Written problem
Here is the task for the listing below: output exactly the lines from the one containing "Convert this chart" through the one containing "import * as", and leave out the pictures.

[Records with drawing code]
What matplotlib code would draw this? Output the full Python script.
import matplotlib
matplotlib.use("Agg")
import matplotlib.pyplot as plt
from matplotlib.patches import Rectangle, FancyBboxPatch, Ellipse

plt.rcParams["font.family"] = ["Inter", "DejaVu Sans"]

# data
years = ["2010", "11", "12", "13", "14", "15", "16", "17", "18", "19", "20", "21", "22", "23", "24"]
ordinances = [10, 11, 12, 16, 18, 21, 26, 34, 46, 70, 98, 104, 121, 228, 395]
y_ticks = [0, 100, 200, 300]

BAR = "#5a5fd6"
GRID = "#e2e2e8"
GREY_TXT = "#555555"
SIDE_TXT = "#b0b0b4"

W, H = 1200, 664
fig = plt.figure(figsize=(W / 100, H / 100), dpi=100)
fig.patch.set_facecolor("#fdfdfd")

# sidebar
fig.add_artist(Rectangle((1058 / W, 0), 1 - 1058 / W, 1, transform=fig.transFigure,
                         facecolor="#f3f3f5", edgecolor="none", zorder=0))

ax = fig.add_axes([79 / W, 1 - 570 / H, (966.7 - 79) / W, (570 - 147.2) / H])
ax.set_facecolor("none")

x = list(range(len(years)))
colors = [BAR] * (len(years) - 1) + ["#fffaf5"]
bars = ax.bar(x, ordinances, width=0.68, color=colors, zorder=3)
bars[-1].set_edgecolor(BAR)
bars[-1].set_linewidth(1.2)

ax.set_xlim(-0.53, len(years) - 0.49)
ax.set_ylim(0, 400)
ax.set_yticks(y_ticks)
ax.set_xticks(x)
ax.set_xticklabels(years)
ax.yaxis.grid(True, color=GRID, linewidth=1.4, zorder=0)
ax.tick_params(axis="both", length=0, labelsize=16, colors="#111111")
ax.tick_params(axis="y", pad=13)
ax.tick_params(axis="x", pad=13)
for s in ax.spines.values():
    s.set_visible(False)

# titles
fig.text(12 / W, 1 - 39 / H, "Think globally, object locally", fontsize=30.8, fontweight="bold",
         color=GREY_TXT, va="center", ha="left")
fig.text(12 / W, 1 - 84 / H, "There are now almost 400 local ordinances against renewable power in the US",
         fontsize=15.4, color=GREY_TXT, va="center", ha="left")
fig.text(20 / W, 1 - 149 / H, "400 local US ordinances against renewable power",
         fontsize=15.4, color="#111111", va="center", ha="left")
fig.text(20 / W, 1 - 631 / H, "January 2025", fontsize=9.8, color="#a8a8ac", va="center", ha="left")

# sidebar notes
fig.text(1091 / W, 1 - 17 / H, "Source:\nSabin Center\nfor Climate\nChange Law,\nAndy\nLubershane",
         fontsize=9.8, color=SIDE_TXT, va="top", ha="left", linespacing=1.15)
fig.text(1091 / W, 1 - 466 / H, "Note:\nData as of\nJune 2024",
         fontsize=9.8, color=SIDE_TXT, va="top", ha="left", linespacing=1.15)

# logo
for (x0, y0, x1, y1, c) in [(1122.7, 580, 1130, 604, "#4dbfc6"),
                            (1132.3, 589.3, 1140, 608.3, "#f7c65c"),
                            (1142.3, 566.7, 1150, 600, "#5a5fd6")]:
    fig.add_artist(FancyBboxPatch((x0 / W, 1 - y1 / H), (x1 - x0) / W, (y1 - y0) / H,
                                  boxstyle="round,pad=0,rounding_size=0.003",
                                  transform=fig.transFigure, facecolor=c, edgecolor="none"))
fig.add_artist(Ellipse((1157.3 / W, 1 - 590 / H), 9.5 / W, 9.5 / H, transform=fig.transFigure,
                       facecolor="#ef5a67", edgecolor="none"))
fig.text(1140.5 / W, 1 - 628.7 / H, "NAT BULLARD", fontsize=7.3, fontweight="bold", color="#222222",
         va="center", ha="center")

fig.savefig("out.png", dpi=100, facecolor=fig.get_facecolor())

---

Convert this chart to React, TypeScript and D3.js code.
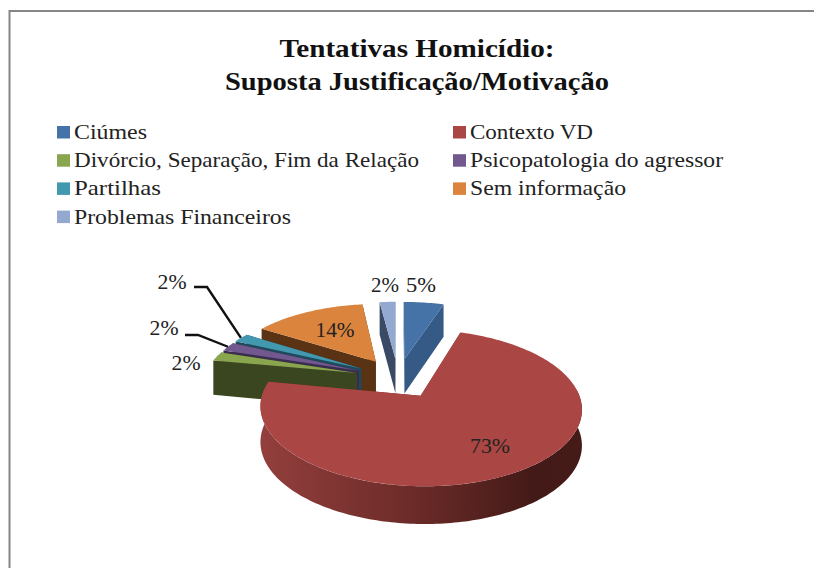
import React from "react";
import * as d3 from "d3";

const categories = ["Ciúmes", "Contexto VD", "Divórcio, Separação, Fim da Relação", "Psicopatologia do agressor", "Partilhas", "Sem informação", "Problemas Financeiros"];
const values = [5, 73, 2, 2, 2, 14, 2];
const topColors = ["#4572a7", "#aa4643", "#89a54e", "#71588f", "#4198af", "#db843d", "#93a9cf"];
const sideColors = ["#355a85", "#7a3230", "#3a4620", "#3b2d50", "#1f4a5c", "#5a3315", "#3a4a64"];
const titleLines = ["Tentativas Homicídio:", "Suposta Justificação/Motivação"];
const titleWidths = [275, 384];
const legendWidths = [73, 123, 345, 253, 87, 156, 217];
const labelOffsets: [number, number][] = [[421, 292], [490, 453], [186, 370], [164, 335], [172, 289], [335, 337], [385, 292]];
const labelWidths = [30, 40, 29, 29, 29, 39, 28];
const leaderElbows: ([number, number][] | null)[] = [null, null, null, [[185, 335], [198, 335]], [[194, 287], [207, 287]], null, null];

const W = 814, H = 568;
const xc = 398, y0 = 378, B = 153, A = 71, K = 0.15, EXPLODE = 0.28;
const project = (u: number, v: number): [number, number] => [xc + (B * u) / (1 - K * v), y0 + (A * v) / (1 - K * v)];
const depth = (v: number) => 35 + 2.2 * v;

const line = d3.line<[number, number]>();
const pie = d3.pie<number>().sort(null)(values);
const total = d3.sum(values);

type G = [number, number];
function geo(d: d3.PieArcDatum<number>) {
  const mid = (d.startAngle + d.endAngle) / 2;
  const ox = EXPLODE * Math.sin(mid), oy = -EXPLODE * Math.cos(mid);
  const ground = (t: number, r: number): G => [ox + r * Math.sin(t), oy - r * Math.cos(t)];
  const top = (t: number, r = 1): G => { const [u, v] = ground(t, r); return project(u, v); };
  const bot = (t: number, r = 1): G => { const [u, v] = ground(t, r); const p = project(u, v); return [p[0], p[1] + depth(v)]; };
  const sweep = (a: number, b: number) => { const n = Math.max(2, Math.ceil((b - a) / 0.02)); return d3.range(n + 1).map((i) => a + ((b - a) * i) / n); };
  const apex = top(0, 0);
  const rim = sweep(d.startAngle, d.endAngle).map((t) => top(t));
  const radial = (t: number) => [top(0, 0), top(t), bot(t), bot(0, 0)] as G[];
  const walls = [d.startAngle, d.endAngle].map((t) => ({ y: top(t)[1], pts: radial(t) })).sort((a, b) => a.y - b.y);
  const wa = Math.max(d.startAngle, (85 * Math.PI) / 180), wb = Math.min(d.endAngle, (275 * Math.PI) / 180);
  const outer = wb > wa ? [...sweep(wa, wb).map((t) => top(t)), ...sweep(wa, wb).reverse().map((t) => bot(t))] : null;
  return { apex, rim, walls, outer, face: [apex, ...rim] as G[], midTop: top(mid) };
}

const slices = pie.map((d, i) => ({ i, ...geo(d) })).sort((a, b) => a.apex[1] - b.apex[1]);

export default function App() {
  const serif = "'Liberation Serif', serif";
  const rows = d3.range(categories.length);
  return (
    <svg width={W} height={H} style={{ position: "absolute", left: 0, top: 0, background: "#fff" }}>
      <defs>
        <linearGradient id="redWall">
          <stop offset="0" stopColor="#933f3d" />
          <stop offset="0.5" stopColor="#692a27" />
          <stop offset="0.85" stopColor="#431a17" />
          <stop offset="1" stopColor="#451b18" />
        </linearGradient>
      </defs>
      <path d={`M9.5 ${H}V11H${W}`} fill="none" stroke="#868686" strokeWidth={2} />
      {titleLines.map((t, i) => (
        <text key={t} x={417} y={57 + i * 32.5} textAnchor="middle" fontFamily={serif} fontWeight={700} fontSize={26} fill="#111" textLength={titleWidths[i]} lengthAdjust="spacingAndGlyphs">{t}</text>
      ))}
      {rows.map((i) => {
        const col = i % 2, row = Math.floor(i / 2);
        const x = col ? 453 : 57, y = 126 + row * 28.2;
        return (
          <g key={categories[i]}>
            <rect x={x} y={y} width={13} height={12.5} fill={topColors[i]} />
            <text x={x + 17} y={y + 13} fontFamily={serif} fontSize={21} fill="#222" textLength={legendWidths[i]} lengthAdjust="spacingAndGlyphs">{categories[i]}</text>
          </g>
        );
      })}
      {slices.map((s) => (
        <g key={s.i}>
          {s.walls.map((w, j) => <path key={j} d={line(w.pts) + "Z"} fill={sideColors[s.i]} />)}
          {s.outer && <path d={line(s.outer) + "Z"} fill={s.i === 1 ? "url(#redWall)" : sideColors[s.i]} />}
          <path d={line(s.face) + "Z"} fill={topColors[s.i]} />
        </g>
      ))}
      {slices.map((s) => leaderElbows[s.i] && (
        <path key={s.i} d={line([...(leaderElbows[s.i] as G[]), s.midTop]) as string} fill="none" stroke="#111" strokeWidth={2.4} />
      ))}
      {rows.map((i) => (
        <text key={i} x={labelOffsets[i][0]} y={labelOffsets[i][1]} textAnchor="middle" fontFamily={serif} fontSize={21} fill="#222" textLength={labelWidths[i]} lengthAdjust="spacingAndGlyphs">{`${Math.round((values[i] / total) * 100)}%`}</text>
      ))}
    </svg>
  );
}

Result
Convert this chart to React, TypeScript and D3.js code.
import React from "react";
import * as d3 from "d3";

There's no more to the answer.